■ **Task details**
Copy everything in the listing below word for word, apart from any images.

■ **Data section**
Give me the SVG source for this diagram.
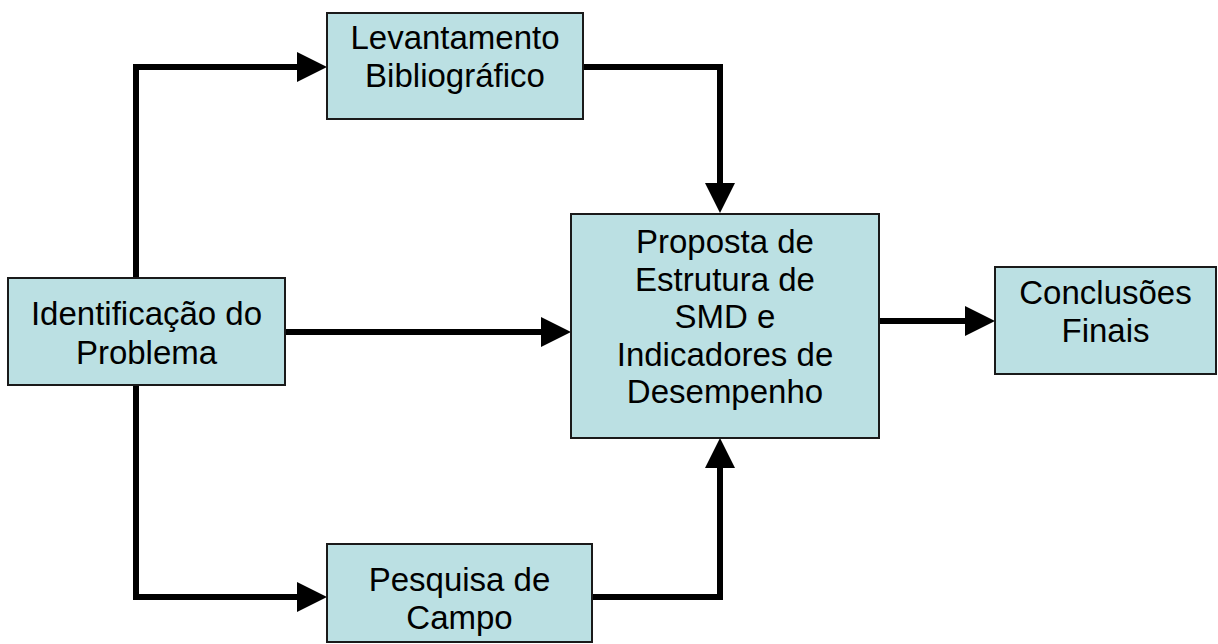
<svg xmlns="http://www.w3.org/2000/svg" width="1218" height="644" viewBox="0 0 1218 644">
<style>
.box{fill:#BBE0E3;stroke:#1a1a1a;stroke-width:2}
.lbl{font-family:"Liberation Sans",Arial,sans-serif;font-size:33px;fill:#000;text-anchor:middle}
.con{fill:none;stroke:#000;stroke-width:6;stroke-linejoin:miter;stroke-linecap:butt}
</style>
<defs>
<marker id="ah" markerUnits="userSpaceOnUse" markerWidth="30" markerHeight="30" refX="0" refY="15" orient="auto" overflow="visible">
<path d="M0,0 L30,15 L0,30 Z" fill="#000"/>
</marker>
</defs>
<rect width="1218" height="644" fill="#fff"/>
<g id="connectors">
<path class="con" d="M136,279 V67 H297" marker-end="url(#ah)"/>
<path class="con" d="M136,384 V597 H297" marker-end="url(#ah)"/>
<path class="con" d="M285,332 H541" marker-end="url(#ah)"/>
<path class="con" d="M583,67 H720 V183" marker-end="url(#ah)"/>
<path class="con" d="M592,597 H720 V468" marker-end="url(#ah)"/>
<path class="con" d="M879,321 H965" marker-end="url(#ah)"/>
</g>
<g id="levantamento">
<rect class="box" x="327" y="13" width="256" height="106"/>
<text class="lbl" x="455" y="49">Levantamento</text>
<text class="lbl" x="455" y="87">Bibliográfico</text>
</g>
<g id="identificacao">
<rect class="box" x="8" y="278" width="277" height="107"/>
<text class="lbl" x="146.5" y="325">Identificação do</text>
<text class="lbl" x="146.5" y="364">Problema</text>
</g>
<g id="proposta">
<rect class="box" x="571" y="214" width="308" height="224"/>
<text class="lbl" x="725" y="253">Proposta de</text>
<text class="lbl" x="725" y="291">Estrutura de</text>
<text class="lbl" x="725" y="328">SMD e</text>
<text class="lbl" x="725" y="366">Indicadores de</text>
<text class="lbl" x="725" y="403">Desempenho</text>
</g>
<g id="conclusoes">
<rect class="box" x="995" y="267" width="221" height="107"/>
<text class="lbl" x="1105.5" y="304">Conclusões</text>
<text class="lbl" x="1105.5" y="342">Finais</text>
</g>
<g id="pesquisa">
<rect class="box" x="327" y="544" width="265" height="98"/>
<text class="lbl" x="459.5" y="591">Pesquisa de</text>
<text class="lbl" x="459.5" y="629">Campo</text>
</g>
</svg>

■ **Complete answer**
Give me the SVG source for this diagram.
<svg xmlns="http://www.w3.org/2000/svg" width="1218" height="644" viewBox="0 0 1218 644">
<style>
.box{fill:#BBE0E3;stroke:#1a1a1a;stroke-width:2}
.lbl{font-family:"Liberation Sans",Arial,sans-serif;font-size:33px;fill:#000;text-anchor:middle}
.con{fill:none;stroke:#000;stroke-width:6;stroke-linejoin:miter;stroke-linecap:butt}
</style>
<defs>
<marker id="ah" markerUnits="userSpaceOnUse" markerWidth="30" markerHeight="30" refX="0" refY="15" orient="auto" overflow="visible">
<path d="M0,0 L30,15 L0,30 Z" fill="#000"/>
</marker>
</defs>
<rect width="1218" height="644" fill="#fff"/>
<g id="connectors">
<path class="con" d="M136,279 V67 H297" marker-end="url(#ah)"/>
<path class="con" d="M136,384 V597 H297" marker-end="url(#ah)"/>
<path class="con" d="M285,332 H541" marker-end="url(#ah)"/>
<path class="con" d="M583,67 H720 V183" marker-end="url(#ah)"/>
<path class="con" d="M592,597 H720 V468" marker-end="url(#ah)"/>
<path class="con" d="M879,321 H965" marker-end="url(#ah)"/>
</g>
<g id="levantamento">
<rect class="box" x="327" y="13" width="256" height="106"/>
<text class="lbl" x="455" y="49">Levantamento</text>
<text class="lbl" x="455" y="87">Bibliográfico</text>
</g>
<g id="identificacao">
<rect class="box" x="8" y="278" width="277" height="107"/>
<text class="lbl" x="146.5" y="325">Identificação do</text>
<text class="lbl" x="146.5" y="364">Problema</text>
</g>
<g id="proposta">
<rect class="box" x="571" y="214" width="308" height="224"/>
<text class="lbl" x="725" y="253">Proposta de</text>
<text class="lbl" x="725" y="291">Estrutura de</text>
<text class="lbl" x="725" y="328">SMD e</text>
<text class="lbl" x="725" y="366">Indicadores de</text>
<text class="lbl" x="725" y="403">Desempenho</text>
</g>
<g id="conclusoes">
<rect class="box" x="995" y="267" width="221" height="107"/>
<text class="lbl" x="1105.5" y="304">Conclusões</text>
<text class="lbl" x="1105.5" y="342">Finais</text>
</g>
<g id="pesquisa">
<rect class="box" x="327" y="544" width="265" height="98"/>
<text class="lbl" x="459.5" y="591">Pesquisa de</text>
<text class="lbl" x="459.5" y="629">Campo</text>
</g>
</svg>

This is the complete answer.